None of this means that these political attacks will be successful, of course. Given the polling that has been done on this issue and the results of the 2012 Presidential election, as a matter of fact, it doesn’t seem that the American public really cares all that much about the “scandal” that the right believes surrounds what happened in Benghazi. It’s possible, however, that continued questions about the affair could serve to undercut her efforts to use her tenure as Secretary of State as a launching pad to the White House. In fact, it’s hard to actually come up with a list of things that Hillary Clinton accomplished as Secretary of State, something that the State Department’s own spokesperson discovered recently:
Did Hillary Clinton accomplish anything as secretary of State? That question is in the news at the moment because an Associated Press reporter asked something like it this week at a Foggy Bottom briefing and a State Department spokeswoman fumbled the response.
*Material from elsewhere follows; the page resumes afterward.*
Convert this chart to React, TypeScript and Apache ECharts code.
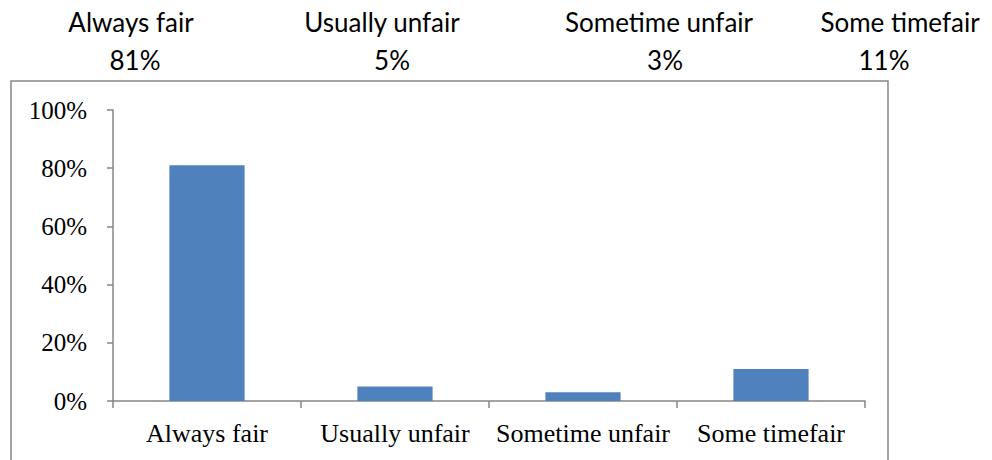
import React, { useEffect, useRef } from "react";
import * as echarts from "echarts";

const categories = ["Always fair", "Usually unfair", "Sometime unfair", "Some timefair"];
const values = [0.81, 0.05, 0.03, 0.11];
const headerLabels = ["Always fair", "Usually unfair", "Sometime unfair", "Some timefair"];
const headerPercents = ["81%", "5%", "3%", "11%"];
const yTicks = [0, 0.2, 0.4, 0.6, 0.8, 1];

const labelX = [131, 382, 659, 900];
const pctX = [135, 392, 665, 884];

export default function App() {
  const ref = useRef<HTMLDivElement>(null);
  useEffect(() => {
    document.body.style.margin = "0";
    const chart = echarts.init(ref.current!, null, { renderer: "svg" });
    const graphics: any[] = [
      {
        type: "rect",
        shape: { x: 11, y: 81, width: 877, height: 400 },
        style: { fill: "none", stroke: "#868686", lineWidth: 1.5 },
        silent: true,
      },
    ];
    headerLabels.forEach((t, i) => {
      graphics.push({
        type: "text",
        x: labelX[i],
        y: 22,
        style: {
          text: t,
          fill: "#000",
          font: "26px Lato",
          align: "center",
          verticalAlign: "middle",
        },
      });
      graphics.push({
        type: "text",
        x: pctX[i],
        y: 60,
        style: {
          text: headerPercents[i],
          fill: "#000",
          font: "26px Lato",
          align: "center",
          verticalAlign: "middle",
        },
      });
    });
    chart.setOption({
      animation: false,
      backgroundColor: "#fff",
      grid: { left: 113, right: 127, top: 110, bottom: 59 },
      xAxis: {
        type: "category",
        data: categories,
        axisLine: { lineStyle: { color: "#868686", width: 1.5 } },
        axisTick: { show: true, length: 7, lineStyle: { color: "#868686", width: 1.5 } },
        axisLabel: {
          color: "#000",
          fontFamily: "Liberation Serif",
          fontSize: 26,
          margin: 19,
          interval: 0,
        },
      },
      yAxis: {
        type: "value",
        min: yTicks[0],
        max: yTicks[yTicks.length - 1],
        interval: 0.2,
        axisLine: { show: true, lineStyle: { color: "#868686", width: 1.5 } },
        axisTick: { show: true, length: 6, lineStyle: { color: "#868686", width: 1.5 } },
        splitLine: { show: false },
        axisLabel: {
          color: "#000",
          fontFamily: "Liberation Serif",
          fontSize: 25,
          margin: 26,
          formatter: (v: number) => Math.round(v * 100) + "%",
        },
      },
      series: [
        {
          type: "bar",
          data: values,
          barCategoryGap: "60%",
          itemStyle: { color: "#4F81BD" },
        },
      ],
      graphic: graphics,
    });
    return () => chart.dispose();
  }, []);
  return <div ref={ref} style={{ width: 992, height: 460 }} />;
}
The specific subject was the Quadrennial Diplomacy and Development Review, a periodic reassessment of State Department organization that was a particular focus of Secretary Clinton. At Tuesday’s press briefing, spokeswoman Jen Psaki announced that the 2014 edition of the QDDR is now under way. So AP’s Matt Lee asked Ms. Psaki an obvious question: “Off the top of your head, can you identify one tangible achievement that the last QDDR resulted in?”
No, not really. She punted.
“I’m sure there are a range of things that were put into place that I’m not even aware of,” said Psaki.
By Wednesday other State Department officials had made Psaki aware of a number of things. She came to the daily briefing with a new answer, pointing out that the 2010 QDDR under Secretary Clinton had placed a greater emphasis on trade promotion, more fully integrated the concerns of women into the State policy framework, and established three new bureaus within the department, including a Bureau for Counterterrorism.
“I just wanted to highlight that as a follow-up,” she said
This exchange caused Byron York to wonder “ Will voters care if Clinton reorganized the Under Secretary for Economic Growth, Energy, and the Environment? Or will they be looking for something much, much bigger?”
That strikes me as a valid question. And, indeed, if Hillary does run primarily on her tenure at Foggy Bottom then one has to wonder what makes her more qualified to be President than any of the other potential Democratic candidate. More importantly, it makes her actions, or failures to act, in response to the events in Benghazi an entirely relevant line of inquiry on the part of her opponents in both the Primary and General Elections.